Все встали с места, чтобы проводить маленьких гостей, и беседа уже казалась совершенно законченною, как вдруг дьякон Ахилла опять выступил со спором, что Николай Афанасьевич не тому святому молебен служил.

– Это, отец дьякон, не мое, сударь, дело знать, – оправдывался, отыскивая свой пуховый картуз, Николай Афанасьевич. – Я в первый раз пришел в церковь, подал записку о бежавшей рабе и полтинник; священник и стали служить Иоанну Воинственнику, так оно после и шло.

– Плох, значит, священник.

– Чем? чем? чем? так, по-твоему, плох этот священник? – вмешался неожиданно кроткий отец Бенефисов.

– Тем, отец Захария, плох он, что дела своего не знает, – отвечал Бенефисову с отменною развязностью Ахилла. – О бежавшем рабе нешто Иоанну Воинственнику петь подобает?

– Да, да!
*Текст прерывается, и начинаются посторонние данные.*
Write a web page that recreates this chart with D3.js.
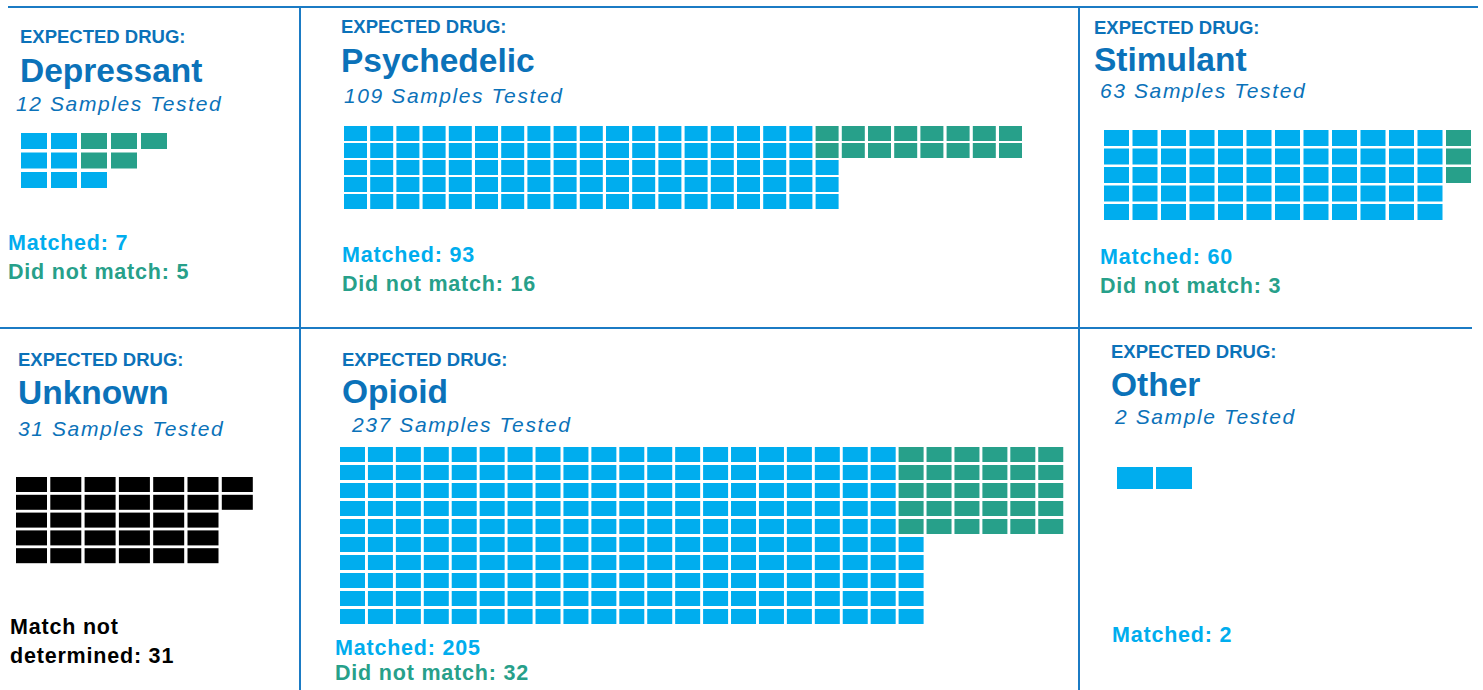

А кому же, по-твоему? Кому же? Кому?

– Кому? Ведь, слава тебе господи, сколько, я думаю, лет эта таблица перед вами у ктитора на стене наклеена; а я ведь по печатному читать разумею и знаю, кому за что молебен петь.

– Да!

– Ну и только! Федору Тирону, если вам угодно слышать, вот кому.

– Ложно осуждаешь: Иоанну Воинственнику они праведно служили.
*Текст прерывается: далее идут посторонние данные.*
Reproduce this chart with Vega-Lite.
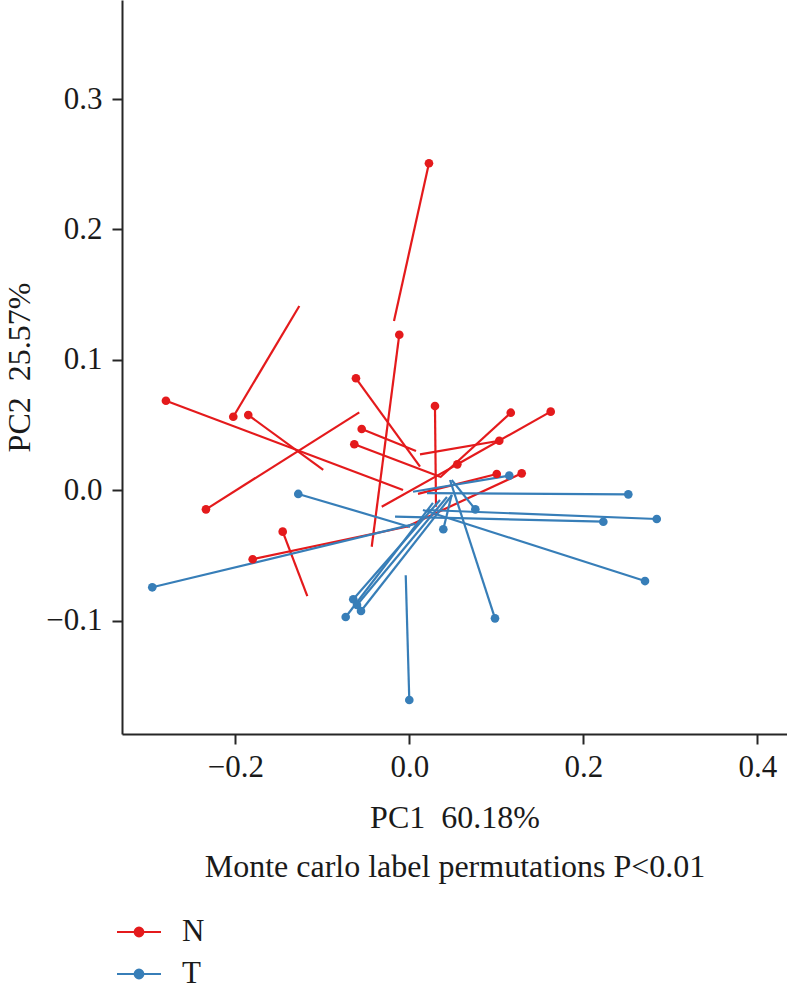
{
  "$schema": "https://vega.github.io/schema/vega-lite/v6.json",
  "width": 665,
  "height": 734,
  "autosize": {"type": "none"},
  "padding": {"left": 122, "top": 0, "right": 0, "bottom": 251},
  "background": "white",
  "config": {
    "view": {"stroke": null},
    "font": "Liberation Serif",
    "axis": {
      "grid": false,
      "domainColor": "#262626",
      "domainWidth": 2,
      "tickColor": "#262626",
      "tickWidth": 2,
      "tickSize": 10,
      "labelFont": "Liberation Serif",
      "labelFontSize": 31,
      "labelColor": "#1a1a1a",
      "titleFont": "Liberation Serif",
      "titleFontSize": 32,
      "titleFontWeight": "normal",
      "titleColor": "#1a1a1a"
    }
  },
  "data": {
    "values": [
      {"group": "N", "x": 0.0226, "y": 0.2508, "x2": -0.0176, "y2": 0.1298},
      {"group": "N", "x": -0.0115, "y": 0.1193, "x2": -0.0432, "y2": -0.0433},
      {"group": "N", "x": -0.0613, "y": 0.0859, "x2": 0.0123, "y2": 0.0181},
      {"group": "N", "x": -0.2797, "y": 0.0687, "x2": -0.0072, "y2": 0.0002},
      {"group": "N", "x": -0.2023, "y": 0.0564, "x2": -0.1264, "y2": 0.1413},
      {"group": "N", "x": -0.1851, "y": 0.0577, "x2": -0.0989, "y2": 0.0156},
      {"group": "N", "x": -0.2337, "y": -0.0146, "x2": -0.0575, "y2": 0.0598},
      {"group": "N", "x": -0.0547, "y": 0.047, "x2": 0.0077, "y2": 0.0301},
      {"group": "N", "x": -0.0632, "y": 0.0353, "x2": 0.0353, "y2": 0.0104},
      {"group": "N", "x": -0.1455, "y": -0.0317, "x2": -0.1172, "y2": -0.0811},
      {"group": "N", "x": -0.18, "y": -0.0529, "x2": 0.0008, "y2": -0.0274},
      {"group": "N", "x": 0.0295, "y": 0.0646, "x2": 0.0307, "y2": -0.0126},
      {"group": "N", "x": 0.1166, "y": 0.0595, "x2": 0.0353, "y2": 0.0098},
      {"group": "N", "x": 0.1625, "y": 0.0603, "x2": 0.0548, "y2": 0.0198},
      {"group": "N", "x": 0.1034, "y": 0.038, "x2": 0.0123, "y2": 0.0276},
      {"group": "N", "x": 0.0552, "y": 0.0199, "x2": -0.0317, "y2": -0.0126},
      {"group": "N", "x": 0.1005, "y": 0.0125, "x2": 0.01, "y2": -0.0028},
      {"group": "N", "x": 0.1292, "y": 0.013, "x2": -0.003, "y2": -0.0279},
      {"group": "T", "x": 0.0, "y": -0.1608, "x2": -0.0041, "y2": -0.0652},
      {"group": "T", "x": -0.2954, "y": -0.0744, "x2": 0.0066, "y2": -0.0258},
      {"group": "T", "x": -0.1276, "y": -0.0028, "x2": 0.0008, "y2": -0.0281},
      {"group": "T", "x": -0.0644, "y": -0.0836, "x2": 0.0353, "y2": -0.0074},
      {"group": "T", "x": -0.0601, "y": -0.088, "x2": 0.0433, "y2": -0.0051},
      {"group": "T", "x": -0.0555, "y": -0.0926, "x2": 0.0491, "y2": -0.0036},
      {"group": "T", "x": -0.0731, "y": -0.0972, "x2": 0.0272, "y2": -0.0097},
      {"group": "T", "x": 0.0391, "y": -0.0299, "x2": 0.0487, "y2": -0.0036},
      {"group": "T", "x": 0.0759, "y": -0.0146, "x2": 0.0487, "y2": 0.0079},
      {"group": "T", "x": 0.0985, "y": -0.0982, "x2": 0.0468, "y2": 0.0079},
      {"group": "T", "x": 0.1149, "y": 0.0112, "x2": 0.0043, "y2": -0.0011},
      {"group": "T", "x": 0.2517, "y": -0.0031, "x2": 0.0203, "y2": -0.0021},
      {"group": "T", "x": 0.2844, "y": -0.022, "x2": 0.02, "y2": -0.0151},
      {"group": "T", "x": 0.223, "y": -0.0241, "x2": -0.0164, "y2": -0.0202},
      {"group": "T", "x": 0.2709, "y": -0.0696, "x2": 0.0157, "y2": -0.0151}
    ]
  },
  "encoding": {
    "x": {
      "field": "x",
      "type": "quantitative",
      "scale": {"domain": [-0.3302, 0.4341], "nice": false, "zero": false},
      "axis": {
        "values": [-0.2, 0, 0.2, 0.4],
        "format": ".1f",
        "labelPadding": 8,
        "title": ["PC1\u00a0 60.18%", "Monte carlo label permutations P<0.01"],
        "titleLineHeight": 49,
        "titlePadding": 20
      }
    },
    "y": {
      "field": "y",
      "type": "quantitative",
      "scale": {"domain": [-0.1869, 0.376], "nice": false, "zero": false},
      "axis": {
        "values": [-0.1, 0, 0.1, 0.2, 0.3],
        "format": ".1f",
        "labelPadding": 10,
        "title": "PC2\u00a0 25.57%",
        "titlePadding": 9
      }
    },
    "color": {
      "field": "group",
      "type": "nominal",
      "scale": {"domain": ["N", "T"], "range": ["#E41A1C", "#377EB8"]},
      "legend": {
        "title": null,
        "orient": "none",
        "legendX": -4,
        "legendY": 911,
        "padding": 0,
        "rowPadding": 6,
        "symbolType": "M-1.1,0H1.1M-0.22,0A0.22,0.22,0,1,1,0.22,0A0.22,0.22,0,1,1,-0.22,0Z",
        "symbolSize": 1600,
        "symbolStrokeWidth": 2,
        "labelFont": "Liberation Serif",
        "labelFontSize": 31,
        "labelColor": "#1a1a1a",
        "labelOffset": 22,
        "encode": {
          "symbols": {
            "update": {
              "fill": {"scale": "color", "field": "value"},
              "stroke": {"scale": "color", "field": "value"},
              "strokeWidth": {"value": 2},
              "opacity": {"value": 1}
            }
          }
        }
      }
    }
  },
  "layer": [
    {
      "mark": {"type": "rule", "strokeWidth": 2.2},
      "encoding": {
        "x2": {"field": "x2"},
        "y2": {"field": "y2"}
      }
    },
    {
      "mark": {"type": "point", "filled": true, "shape": "circle", "size": 75, "opacity": 1}
    }
  ]
}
– Не конфузьте себя, отец Захария.

– Я тебе говорю: правильно.

– А я вам говорю: понапрасну себя не конфузьте.

– Да что ты тут со мной споришь! Ишь! ишь!.. спорщик какой!
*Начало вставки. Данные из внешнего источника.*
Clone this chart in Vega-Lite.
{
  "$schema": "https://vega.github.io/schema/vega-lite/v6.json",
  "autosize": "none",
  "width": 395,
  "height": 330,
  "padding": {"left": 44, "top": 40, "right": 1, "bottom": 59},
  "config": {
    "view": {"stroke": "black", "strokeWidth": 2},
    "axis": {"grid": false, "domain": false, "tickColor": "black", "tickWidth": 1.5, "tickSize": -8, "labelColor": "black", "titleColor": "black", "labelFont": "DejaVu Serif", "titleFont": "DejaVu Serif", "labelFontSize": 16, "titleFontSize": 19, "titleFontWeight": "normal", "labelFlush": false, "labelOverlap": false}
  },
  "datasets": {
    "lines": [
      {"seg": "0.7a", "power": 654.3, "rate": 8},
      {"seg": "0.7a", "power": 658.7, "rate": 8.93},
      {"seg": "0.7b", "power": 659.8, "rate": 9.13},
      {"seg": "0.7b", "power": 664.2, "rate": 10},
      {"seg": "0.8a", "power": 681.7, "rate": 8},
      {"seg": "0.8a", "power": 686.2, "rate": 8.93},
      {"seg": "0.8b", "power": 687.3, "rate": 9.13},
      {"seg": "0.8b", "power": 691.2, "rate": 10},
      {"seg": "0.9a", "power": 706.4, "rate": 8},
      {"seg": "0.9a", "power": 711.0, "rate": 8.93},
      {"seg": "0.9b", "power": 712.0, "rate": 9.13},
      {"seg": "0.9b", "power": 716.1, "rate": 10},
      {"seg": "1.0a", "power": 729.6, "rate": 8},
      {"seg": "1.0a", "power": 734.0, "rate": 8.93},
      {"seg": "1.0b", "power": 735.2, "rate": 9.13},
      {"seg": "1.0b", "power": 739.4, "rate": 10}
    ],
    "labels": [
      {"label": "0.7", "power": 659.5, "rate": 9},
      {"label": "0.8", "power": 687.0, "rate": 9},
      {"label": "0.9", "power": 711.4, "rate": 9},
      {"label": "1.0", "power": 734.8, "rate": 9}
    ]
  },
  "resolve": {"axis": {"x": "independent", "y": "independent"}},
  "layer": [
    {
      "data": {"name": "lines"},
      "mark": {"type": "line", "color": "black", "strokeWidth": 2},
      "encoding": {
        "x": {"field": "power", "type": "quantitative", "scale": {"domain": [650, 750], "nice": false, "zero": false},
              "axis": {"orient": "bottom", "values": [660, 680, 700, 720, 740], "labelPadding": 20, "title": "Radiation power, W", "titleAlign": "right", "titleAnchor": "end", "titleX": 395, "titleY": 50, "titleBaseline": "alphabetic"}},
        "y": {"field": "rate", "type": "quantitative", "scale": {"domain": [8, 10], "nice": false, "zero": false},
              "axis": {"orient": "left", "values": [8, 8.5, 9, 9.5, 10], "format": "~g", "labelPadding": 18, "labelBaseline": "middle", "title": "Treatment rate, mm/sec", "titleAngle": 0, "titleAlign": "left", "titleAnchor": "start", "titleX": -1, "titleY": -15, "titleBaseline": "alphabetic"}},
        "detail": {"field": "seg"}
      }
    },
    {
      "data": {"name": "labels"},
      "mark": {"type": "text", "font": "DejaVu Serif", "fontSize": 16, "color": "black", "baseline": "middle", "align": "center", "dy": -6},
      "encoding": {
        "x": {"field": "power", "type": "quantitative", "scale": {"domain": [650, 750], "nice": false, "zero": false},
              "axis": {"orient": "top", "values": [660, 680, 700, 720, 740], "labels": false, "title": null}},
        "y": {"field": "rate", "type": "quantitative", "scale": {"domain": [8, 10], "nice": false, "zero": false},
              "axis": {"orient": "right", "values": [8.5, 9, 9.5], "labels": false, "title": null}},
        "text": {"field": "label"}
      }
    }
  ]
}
– Нет, это что вы со мной спорите! Я вас ведь, если захочу, сейчас могу оконфузить.

– Ну, оконфузь.

– Ей-богу, оконфужу!

– Ну, оконфузь!

– Ей-богу, ведь оконфужу, не просите лучше, потому я эту ктиторскую таблицу наизусть знаю.

– Да ты не разговаривай, а оконфузь, оконфузь! – смеясь и радуясь, частил Захария Бенефисов, глядя то на дьякона, то на чинно хранящего молчание отца Туберозова.

– Оконфузить? извольте, – решил Ахилла и сейчас же, закинув далеко за локоть широкий рукав, загнул правою рукой большой палец левой руки, как будто собирался его отломить, и начал: – Вот первое: об исцелении отрясовичной болезни – преподобному Марою.

– Преподобному Марою, – повторил за ним, соглашаясь, отец Бенефисов.

– От огрызной болезни – великомученику Артемию, – вычитывал Ахилла, заломив тем же способом второй палец.

– Артемию, – повторил Бенефисов.

– О разрешении неплодства – Роману Чудотворцу; если возненавидит муж жену свою – мученикам Гурию, Самону и Авиве; об отогнании бесов – преподобному Нифонту; от избавления от блудныя страсти – преподобному Мартемьяну…

– И преподобному Моисею Угрину, – тихо вставил до сих пор только в такт покачивавший своею головкой Бенефисов.

Дьякон, уже загнувший все пять пальцев левой руки, секунду подумал, глядя в глаза отцу Захарии, и затем, разжав левую руку, чтобы загибать ею пальцы правой, произнес:

– Да, можно тоже и Моисею Угрину.

– Ну, теперь продолжай.

– От винного запойства – мученику Вонифатию…

– И Мовсею Мурину.

– Что-с?

– Вонифатию и Мовсею Мурину,– повторил отец Захария.

– Точно, – подтвердил дьякон.

– Продолжай.

– О сохранении от злого очарования – священномученику Киприяну…

– И святой Устинии.

– Да позвольте же, наконец, отец Захария!

– Да нечего мне тебе позволять, русским словом ясно напечатано: «и святой Устинии».

– Ну, хорошо! ну, и святой Устинии, а об обретении украденных вещей и бежавших рабов (дьякон начал с этого места подчеркивать свои слова) Федору Тирону, его же память празднуем семнадцатого февраля.

Но только что Ахилла вострубил свое последнее слово, как Захария, тою же своею тихою и бесстрастною речью, продолжал чтение таблички словами:

– И Иоанну Воинственнику, его же память празднуем десятого июля.

Ахилла похлопал глазами и проговорил:

– Точно, теперь вспомнил: есть и Иоанну Воинственнику.

– Так о чем же это вы, сударь, отец дьякон, изволили спорить? – спросил, протягивая на прощанье свою ручку Ахилле, Николай Афонасьевич.